Mirabela and Votorantim face off

The processing plant at Mirabela's Santa Rita nickel mine in Brazil. Source: Mirabela NickelThe processing plant at Mirabela's Santa Rita nickel mine in Brazil. Source: Mirabela Nickel

Mirabela Nickel (TSX: MNB; ASX: MBN) has run into trouble with one of its two customers, sending its shares plunging.

Shares in the Perth-based junior miner have lost 54% of their value since Brazil’s Votorantim Metais announced it would suspend its smelting operations in Brazil in November owing to the weak nickel market, as well as terminate a concentrate sales agreement with Mirabela that same month.

The announcement was made on Sept. 26 — a day after Mirabela said it would apply for a voluntary delisting from the Toronto Stock Exchange due to its limited trading volume. Mirabela shares closed Sept. 27 at 3¢ on heavy trading.

Votorantim signed a deal in 2008 to buy 50% of the nickel sulphide concentrate from Mirabela’s Santa Rita open-pit mine in Brazil’s Bahia state. Mirabela says the contract would run until the end of 2014, while Votorantim argues otherwise. Mirabela says it is consulting legal options regarding Votorantim’s decision and its own debt-funding abilities.

Adding to the dismay of investors, Mirabela warned it may not be able to reach the lower end of its 2013 production guidance of 17,000 tonnes, with the mine being out of sequence due to a nitrate supply disruption.
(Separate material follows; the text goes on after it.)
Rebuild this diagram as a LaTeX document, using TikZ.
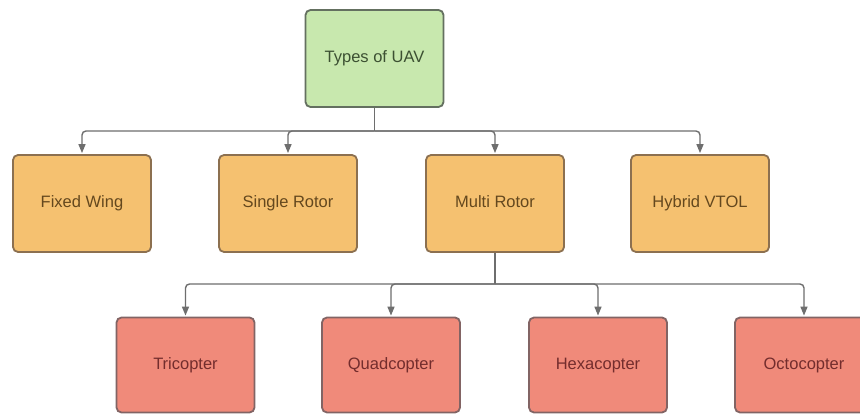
\documentclass[tikz,border=0pt]{standalone}
\usepackage{fontspec}
\setmainfont{Liberation Sans}
\usetikzlibrary{arrows.meta}

\definecolor{rootfill}{RGB}{200,232,174}
\definecolor{rootline}{RGB}{100,112,96}
\definecolor{roottext}{RGB}{60,80,50}
\definecolor{typefill}{RGB}{245,193,112}
\definecolor{typeline}{RGB}{140,112,80}
\definecolor{typetext}{RGB}{100,72,30}
\definecolor{kindfill}{RGB}{240,138,122}
\definecolor{kindline}{RGB}{130,100,100}
\definecolor{kindtext}{RGB}{115,45,45}
\definecolor{wire}{RGB}{110,110,110}

\tikzset{
  box/.style={draw, line width=1.8pt, rounded corners=5pt, minimum width=138pt,
              inner sep=0pt, text height=12pt, text depth=3.5pt,
              font=\fontsize{16.5}{18}\selectfont},
  rootbox/.style={box, fill=rootfill, draw=rootline, text=roottext, minimum height=97pt},
  typebox/.style={box, fill=typefill, draw=typeline, text=typetext, minimum height=97pt},
  kindbox/.style={box, fill=kindfill, draw=kindline, text=kindtext, minimum height=95pt},
  wireline/.style={draw=wire, line width=1.4pt},
  branch/.style={wireline, rounded corners=4pt,
                 -{Triangle[length=9pt,width=7pt]}},
}

\begin{document}
\begin{tikzpicture}[x=1pt,y=-1pt]
  \clip (0,0) rectangle (860,414);
  \fill[white] (0,0) rectangle (860,414);

  % root
  \node[rootbox] (uav) at (374.5,58.5) {Types of UAV};

  % airframe types
  \node[typebox] (fixed)  at (82,203.5)  {Fixed Wing};
  \node[typebox] (single) at (288,203.5) {Single Rotor};
  \node[typebox] (multi)  at (495,203.5) {Multi Rotor};
  \node[typebox] (hybrid) at (700,203.5) {Hybrid VTOL};

  % multirotor kinds
  \node[kindbox] (tri)  at (185.5,365) {Tricopter};
  \node[kindbox] (quad) at (391,365)   {Quadcopter};
  \node[kindbox] (hexa) at (598,365)   {Hexacopter};
  \node[kindbox] (octo) at (804,365)   {Octocopter};

  % bus junctions
  \coordinate (busA) at (374.5,131);
  \coordinate (busB) at (495,284);

  \draw[wireline] (uav.south) -- (busA);
  \foreach \c in {fixed,single,multi,hybrid}
    \draw[branch] (busA) -| ([yshift=1pt]\c.north);

  \draw[wireline] (multi.south) -- (busB);
  \foreach \c in {tri,quad,hexa,octo}
    \draw[branch] (busB) -| ([yshift=1pt]\c.north);
\end{tikzpicture}
\end{document}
It expects to update its full-year guidance for production, cash costs and capital expenditures in late October.

Mirabela intends to increase waste stripping and expand its tailings storage facility next year, noting that capital spending for 2014 should be “materially higher” than 2013.

The company says the conditions in the nickel market are “challenging,” with nickel prices on the London Metal Exchange trading below its break-even cash flow. This may persist in 2014, Mirabela cautions, explaining that analysts are changing their opinions on when nickel prices may recover.

Analysts previously forecasted a possible improvement in nickel prices in early 2014 due to an expected ban on nickel ore exports to China from Indonesia, but are now suggesting that the weak prices will continue in 2014, Mirabela says.  

Given the uncertainty about the nickel price and its nickel sales next year, Mirabela may have problems repaying its debt obligations. However, it says it is assessing avenues for “strategic, financing and off-take alternatives.”

For 2013, Mirabela notes that 100% of its production has been committed to Votorantim and its other customer, Norilsk Nickel, adding it has started discussions with Norilsk and other possible buyers for 2014. But CIBC analyst Tom Meyer warns that Mirabela could have a hard time striking an off-take deal due to the low nickel prices and funding concerns.

“At the end of August, the company had US$79.7 million cash-on-hand. This buys the company time, in our view, but we believe the debt holders may determine the fate of the company and/or the value of residual equity,” he adds in a note.

Meyers has cut his 12- to 18-month price target from 10¢ to 4¢, and maintains a “sector underperform” rating on the stock.